2. Charts 5–6 show we’ll very likely get upward revisions in the next couple of months for two reasons. One is that more data will be collected if the pattern following past hurricanes is any indication, and on that count the BLS noted today that the response rate “was well below average.” The other is that there will be a resumption of more normal business effects that will lift payrolls going forward as per the activity after past hurricanes (charts 7–8). I wouldn’t be the least bit surprised to see the next report showing an upward revision to October and a strong November gain.

Chart 5: US Payrolls Revisions During Hurricane Harvey, Irma, & Maria; Chart 6: US Payrolls Revisions During Hurricane Katrina
Chart 7: Past Hurricanes Were Transitory Hits to Payrolls; Chart 8: Past Hurricanes Were Transitory Hits to Payrolls

3. The seasonal adjustment factors remain just plain wonky. Chart 9 shows that October 2024 was the highest SA factor on record compared to like months of October in history. What that means is that payrolls, if anything, were overstated on first pass compared to a scenario in which the SAs were not subject to a recency bias in their estimation. Chart 10 shows by how much they would have fallen by looking at what would have happened to seasonally adjusted payrolls in October at varying SA factors applied to the same seasonally unadjusted estimate. Payrolls would have been significantly negative at any other SA factor in past month of October. 

Chart 9: Comparing US Payroll SA Factor for All Months of October; Chart 10: US Nonfarm Payroll Scenarios

The issue of SA factor distortions in payrolls has been around for many years, long pre-dating the pandemic, and there have been multiple pieces written about it over prior periods. And yet it's much worse than ever now given the recency bias to re-estimating SA factors post-pandemic. It’s like statisticians saying they know the data they are producing is garbage, but we refuse to adapt so do as you wish with the numbers.

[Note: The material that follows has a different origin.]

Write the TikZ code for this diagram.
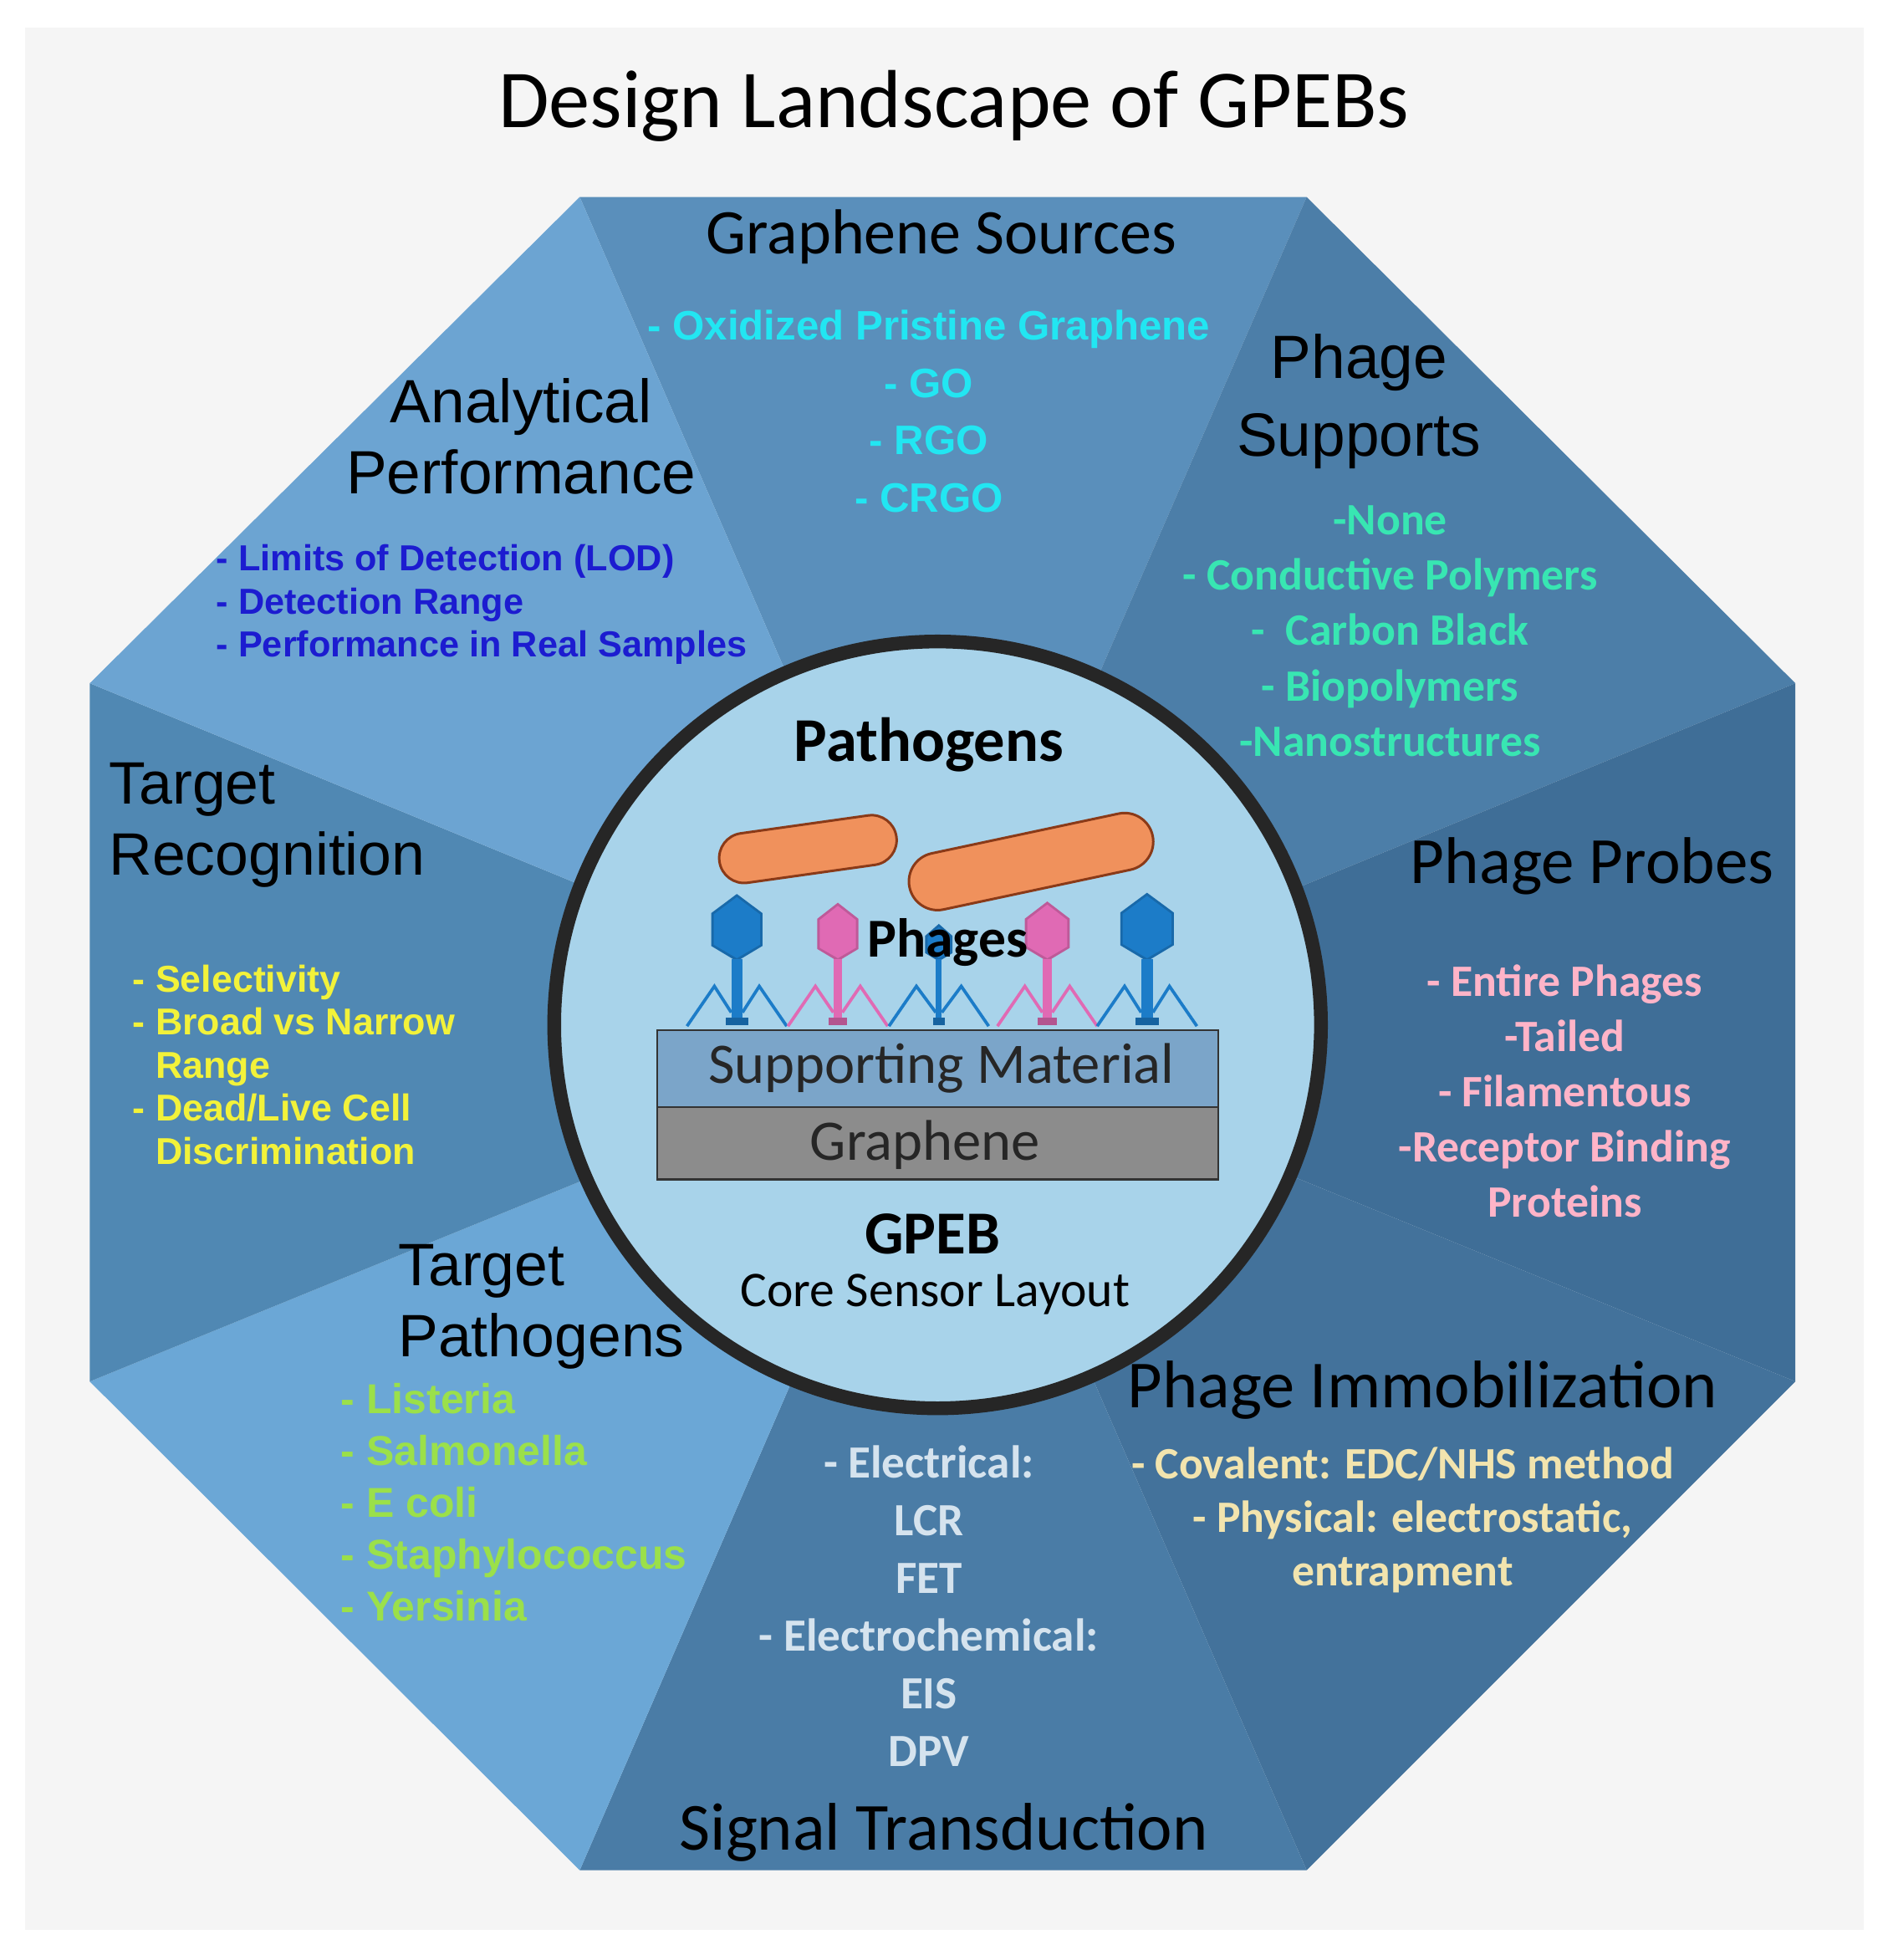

And so what we need to do is smooth US payroll changes over the full year in this environment to take account of the likelihood that distorted SAs overstate job growth at the start of the year now, understate it in the summer, and then begin overstating it again. Upon doing so, the ytd average payroll gain is 170k this year versus 254k over the same period last year. Since last year didn’t have a notable hurricane effect, omitting this would probably boost ytd payrolls closer to 180k. That’s still a slowing pace of trend job creation, but probably close to estimates of the break-even rate as tighter immigration policy begins to slow labour force expansion once again—and with darker scenarios potentially ahead.

MARKETS ARE MORE SENSIBLY ALIGNED WITH THE FOMC’S DOT PLOT BY YEAR-END

The initial reaction to the numbers saw the US 2-year yield rally by about 13–14bps, but this is being reined in to about half that effect now. Undershooting on bad data isn’t unusual, but markets are likely reconsidering how to look at the figures in more balanced ways.

The only way I can justify the front-end rally after wonky payrolls data is that markets had gone too far shaving the odds of back-to-back 25bps cuts in Nov and Dec. Being more in line with that now with around 45bps of cumulative easing by year-end is a normalization effect to the dots that they are very likely to deliver barring something really unusual. Otherwise, if Ts are rallying because they really think the US job market is going off a cliff then it's the one-born-every-minute crowd driving that trade imo.